The introduction of large-volume delayed sampling of platelets resulted in a seven-fold increase in the rate of false-positive bacterial detection at the New York Blood Center (NYBC), according to research presented in Monday’s Late-Breaking Oral Abstract Session.

NYBC introduced LVDS with collections in April 2021 in response to Food and Drug Administration guidance from September 2019 (updated in December 2020) related to bacterial risk control strategies for platelets. The center implemented pathogen reduction in 2018. In this study, Eric Senaldi, MD, and his co-investigators compared the rates of initial positive, true positive and false positive bacterial detection during three time periods: pre-LVDS (January 2020 – March 2021), post-LVDS (April – June 2021), and during the PASSPORT study (July – December 2007).
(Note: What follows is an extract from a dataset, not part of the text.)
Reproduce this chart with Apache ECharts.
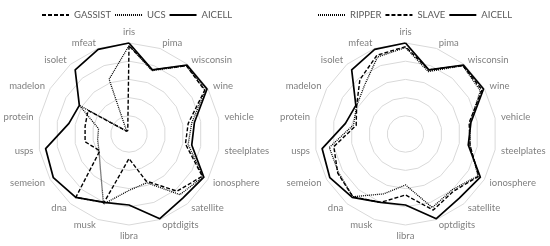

Initial-positive rates (per 1,000 samples) were 0.668 for pre-LVDS platelets, 3.720 for LVDS platelets and 4.834 for the PASSPORT study platelets. True-positive rates (per 1,000 samples) were 0.273 for pre-LVDS platelets, 0.886 for LVDS platelets and 1.562 the PASSPORT study platelets. False-positive rates were 0.395 for pre-LVDS platelets, 2.834 for LVDS platelets and 3.307 for PASSPORT study platelets. Among BPA bottles, the rates of true and false positives were equivalent. Anaerobic bottle (BPN) true-positive rates and false-positive rates between LVDS and 2007 were equivalent.

So what caused the elevation of false positives? The anaerobic bottles, Senaldi said. Results of BPN sampling were similar to 2007, when more than 75% of positive BPN bottles were non-pathogenic bacteria. Senaldi noted that the detection time is long after the patients have been transfused.

“The BPN bottles are kind of ‘back to the future’ to the time of the PASSPORT study in 2007: limited utility of less-than-useful information that results in needless discard of inventory,” Senaldi concluded.